Small arms may seem easier to traffic, but the uber-desirable Javelins end up in enemy hands, too. In 2003, a GAO report found that the U.S. Army had lost track of 36 Javelin launch units following the invasion of Iraq. While the Pentagon and State Department both denied sending any anti-tank weapons to regional forces fighting ISIS in Syria, The Washington Post in February 2016 identified a Javelin in the hands of Kurdish YPG forces at work in northern Syria. A year later, footage from television station Al-Mawsleya appeared to show a Javelin missile and launcher among a cache of weapons recovered from an ISIS weapons cache just outside the Iraqi city of Tal Afar; as recently as this July, The New York Times reported that the Libyan government had recovered a quartet of Javelin missiles, first sold to France, from an encampment belonging to rebels seeking to overthrow the UN-recognized central government. The Javelin isn’t a tool of democracy: It’s a highly portable, highly destructive weapon that serves no ideology in particular.

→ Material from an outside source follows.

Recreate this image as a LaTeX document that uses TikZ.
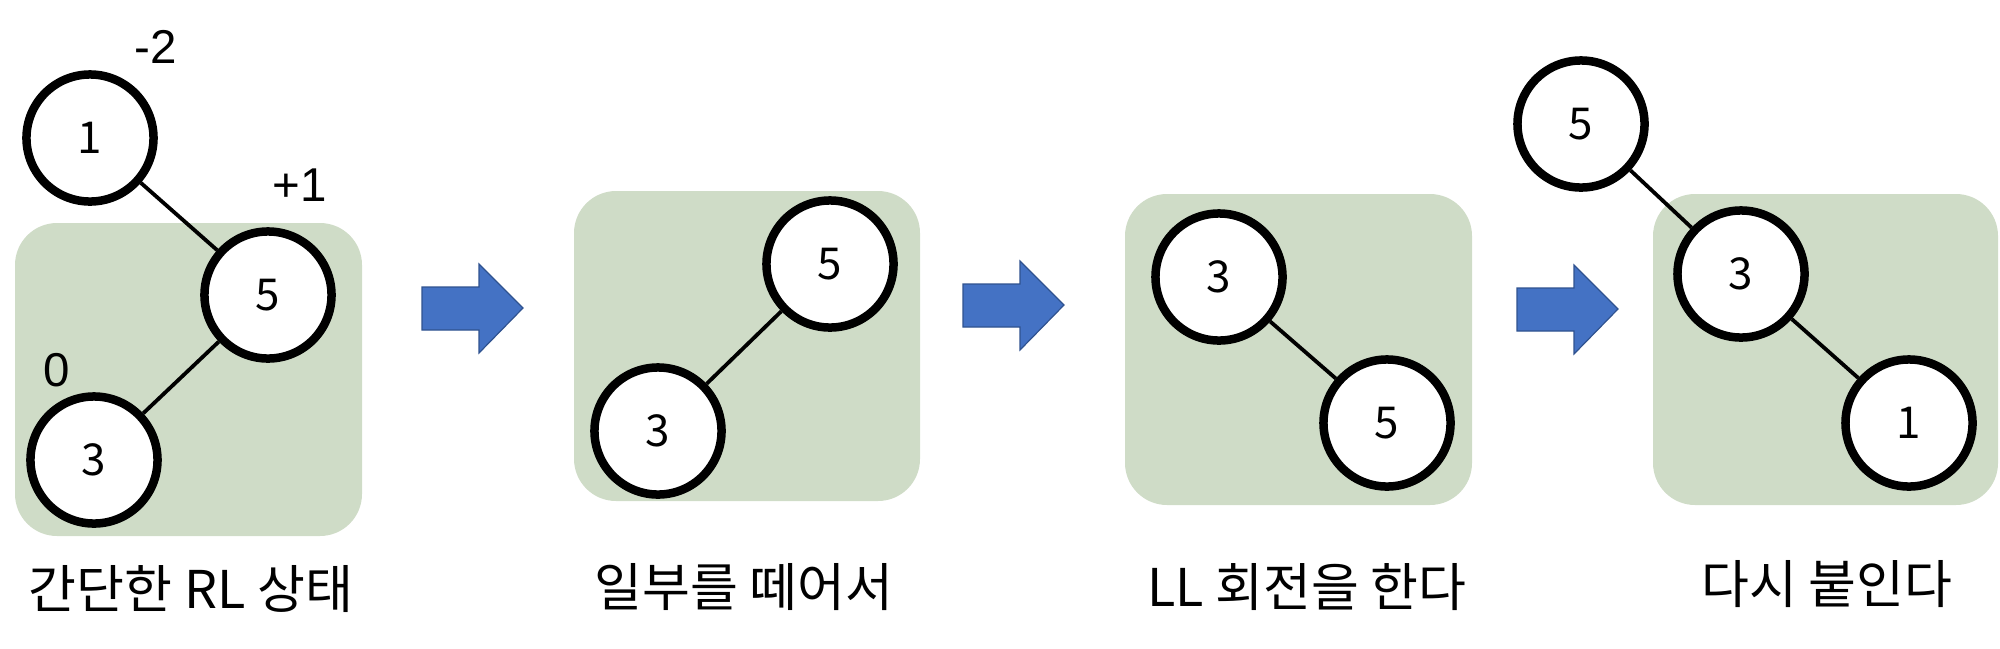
\documentclass[tikz,border=0pt]{standalone}
\usepackage{fontspec}
\setmainfont{Noto Sans CJK KR}
\newfontfamily\labfont{Liberation Sans}
\begin{document}
\begin{tikzpicture}[x=0.01cm,y=-0.01cm,
  panel/.style={fill=panelgreen,draw=none,rounded corners=0.42cm},
  tnode/.style={circle,draw=black,fill=white,line width=0.085cm,minimum size=1.27cm,inner sep=0pt,font=\fontsize{12.5}{12.5}\selectfont},
  tedge/.style={line width=0.038cm,draw=black},
  bal/.style={font=\labfont\fontsize{13.5}{14}\selectfont,inner sep=0pt},
  captext/.style={font=\fontsize{14.8}{15}\selectfont,inner sep=0pt},
  bigarrow/.style={fill=arrowblue,draw=arrowborder,line width=0.012cm,line join=miter}]
\definecolor{panelgreen}{HTML}{CFDCC7}
\definecolor{arrowblue}{HTML}{4472C4}
\definecolor{arrowborder}{HTML}{2F528F}
\useasboundingbox (0,0) rectangle (2000,648);
% panels
\fill[panel] (15,223) rectangle (362,536);
\fill[panel] (574,191) rectangle (920,501);
\fill[panel] (1125,194) rectangle (1472,505);
\fill[panel] (1653,194) rectangle (1998,505);
% arrows
\foreach \dx/\dy in {0/0, 541/-3, 1095/1}{
  \draw[bigarrow,shift={(\dx*0.01cm,-\dy*0.01cm)}] (422,287) -- (479,287) -- (479,264) -- (523,308) -- (479,353) -- (479,330) -- (422,330) -- cycle;
}
% panel 1
\node[tnode] (a1) at (90,138) {1};
\node[tnode] (a5) at (268,295) {5};
\node[tnode] (a3) at (94,460) {3};
\draw[tedge] (a1) -- (a5);
\draw[tedge] (a5) -- (a3);
\node[bal] (la) at (156,47) {-2};
\node[bal] (lb) at (300,185) {+1};
\node[bal] (lc) at (57,370) {0};
\node[captext] (c1) at (191,589) {간단한 RL 상태};
% panel 2
\node[tnode] (b5) at (830,264) {5};
\node[tnode] (b3) at (658,431) {3};
\draw[tedge] (b5) -- (b3);
\node[captext] (c2) at (744,587) {일부를 떼어서};
% panel 3
\node[tnode] (d3) at (1219,277) {3};
\node[tnode] (d5) at (1387,423) {5};
\draw[tedge] (d3) -- (d5);
\node[captext] (c3) at (1307,587) {LL 회전을 한다};
% panel 4
\node[tnode] (e5) at (1581,124) {5};
\node[tnode] (e3) at (1741,274) {3};
\node[tnode] (e1) at (1909,423) {1};
\draw[tedge] (e5) -- (e3);
\draw[tedge] (e3) -- (e1);
\node[captext] (c4) at (1827,584) {다시 붙인다};
\end{tikzpicture}
\end{document}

In his inaugural address, Trump decried the America he had inherited as a carnage-filled hellscape; a few months later, he would be the guest of honor at the National Rifle Association’s annual meeting, thanking the group for its effusive (and potentially illegal, foreign-supported) support of his campaign. That supreme disconnect mirrors multiple presidential administrations’ embrace of foreign military sales, along with the idea that—as beloved proto-fascist Robert Heinlein put it—“an armed society is a polite society.” But just as with domestic inaction on gun control, foreign arms proliferation only fuels violence and bloodshed in ways that the United States government can’t, and won’t, control. By incorporating foreign military sales into his paranoid style of executive power, Trump has simply dropped the illusion that the U.S. is anything more than the world’s largest gun dealer, and business is damn good—good enough that he feels he can set his own onerous terms.